DIRECTIONS
Print the listing as it stands, omitting all images.

DATA SHOWN
.....

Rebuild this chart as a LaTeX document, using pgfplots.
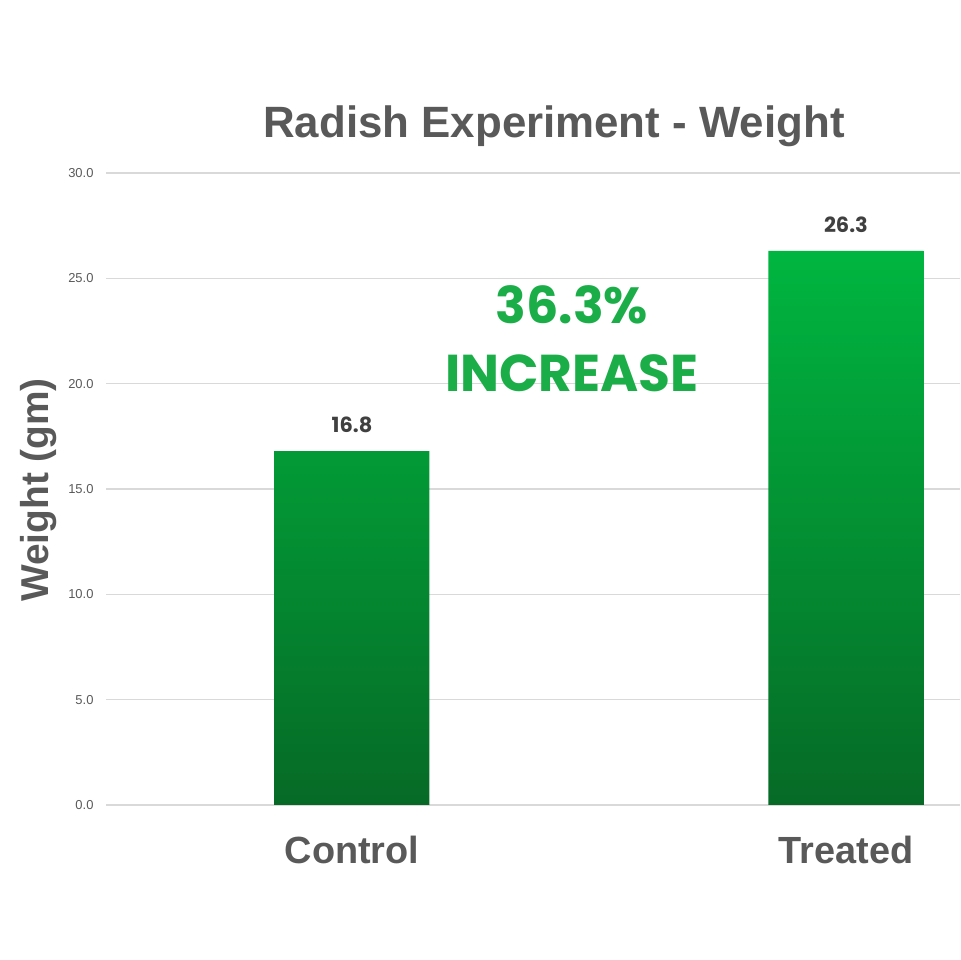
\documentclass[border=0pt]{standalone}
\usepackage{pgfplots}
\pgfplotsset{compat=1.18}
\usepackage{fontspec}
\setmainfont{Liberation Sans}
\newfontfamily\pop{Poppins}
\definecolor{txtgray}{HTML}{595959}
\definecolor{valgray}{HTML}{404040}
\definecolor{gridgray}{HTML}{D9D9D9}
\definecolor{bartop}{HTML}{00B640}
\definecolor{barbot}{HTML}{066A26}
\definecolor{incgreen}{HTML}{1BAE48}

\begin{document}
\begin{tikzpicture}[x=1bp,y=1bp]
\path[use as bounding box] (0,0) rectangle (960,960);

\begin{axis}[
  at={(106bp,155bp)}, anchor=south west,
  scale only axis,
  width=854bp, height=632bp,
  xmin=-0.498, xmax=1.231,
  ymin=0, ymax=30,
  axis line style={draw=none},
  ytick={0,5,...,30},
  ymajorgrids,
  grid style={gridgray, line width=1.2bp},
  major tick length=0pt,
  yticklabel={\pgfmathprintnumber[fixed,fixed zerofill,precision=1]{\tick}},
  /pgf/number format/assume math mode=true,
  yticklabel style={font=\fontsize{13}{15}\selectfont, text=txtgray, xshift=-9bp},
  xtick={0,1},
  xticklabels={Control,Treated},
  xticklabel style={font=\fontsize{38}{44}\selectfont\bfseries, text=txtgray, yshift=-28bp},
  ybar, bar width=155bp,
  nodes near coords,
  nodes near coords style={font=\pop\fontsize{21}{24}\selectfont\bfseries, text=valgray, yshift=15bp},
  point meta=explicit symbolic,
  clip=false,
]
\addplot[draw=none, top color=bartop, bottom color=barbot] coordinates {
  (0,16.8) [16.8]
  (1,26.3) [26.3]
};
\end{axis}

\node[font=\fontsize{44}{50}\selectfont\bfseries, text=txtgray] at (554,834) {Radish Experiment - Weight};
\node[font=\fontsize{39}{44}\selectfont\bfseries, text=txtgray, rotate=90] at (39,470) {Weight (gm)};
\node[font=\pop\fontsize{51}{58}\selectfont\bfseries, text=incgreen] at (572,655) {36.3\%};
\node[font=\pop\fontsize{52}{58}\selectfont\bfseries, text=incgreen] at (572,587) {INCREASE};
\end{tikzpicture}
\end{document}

.....

WRITTEN RESPONSE
Rebuild this chart as a LaTeX document, using pgfplots.
\documentclass[border=0pt]{standalone}
\usepackage{pgfplots}
\pgfplotsset{compat=1.18}
\usepackage{fontspec}
\setmainfont{Liberation Sans}
\newfontfamily\pop{Poppins}
\definecolor{txtgray}{HTML}{595959}
\definecolor{valgray}{HTML}{404040}
\definecolor{gridgray}{HTML}{D9D9D9}
\definecolor{bartop}{HTML}{00B640}
\definecolor{barbot}{HTML}{066A26}
\definecolor{incgreen}{HTML}{1BAE48}

\begin{document}
\begin{tikzpicture}[x=1bp,y=1bp]
\path[use as bounding box] (0,0) rectangle (960,960);

\begin{axis}[
  at={(106bp,155bp)}, anchor=south west,
  scale only axis,
  width=854bp, height=632bp,
  xmin=-0.498, xmax=1.231,
  ymin=0, ymax=30,
  axis line style={draw=none},
  ytick={0,5,...,30},
  ymajorgrids,
  grid style={gridgray, line width=1.2bp},
  major tick length=0pt,
  yticklabel={\pgfmathprintnumber[fixed,fixed zerofill,precision=1]{\tick}},
  /pgf/number format/assume math mode=true,
  yticklabel style={font=\fontsize{13}{15}\selectfont, text=txtgray, xshift=-9bp},
  xtick={0,1},
  xticklabels={Control,Treated},
  xticklabel style={font=\fontsize{38}{44}\selectfont\bfseries, text=txtgray, yshift=-28bp},
  ybar, bar width=155bp,
  nodes near coords,
  nodes near coords style={font=\pop\fontsize{21}{24}\selectfont\bfseries, text=valgray, yshift=15bp},
  point meta=explicit symbolic,
  clip=false,
]
\addplot[draw=none, top color=bartop, bottom color=barbot] coordinates {
  (0,16.8) [16.8]
  (1,26.3) [26.3]
};
\end{axis}

\node[font=\fontsize{44}{50}\selectfont\bfseries, text=txtgray] at (554,834) {Radish Experiment - Weight};
\node[font=\fontsize{39}{44}\selectfont\bfseries, text=txtgray, rotate=90] at (39,470) {Weight (gm)};
\node[font=\pop\fontsize{51}{58}\selectfont\bfseries, text=incgreen] at (572,655) {36.3\%};
\node[font=\pop\fontsize{52}{58}\selectfont\bfseries, text=incgreen] at (572,587) {INCREASE};
\end{tikzpicture}
\end{document}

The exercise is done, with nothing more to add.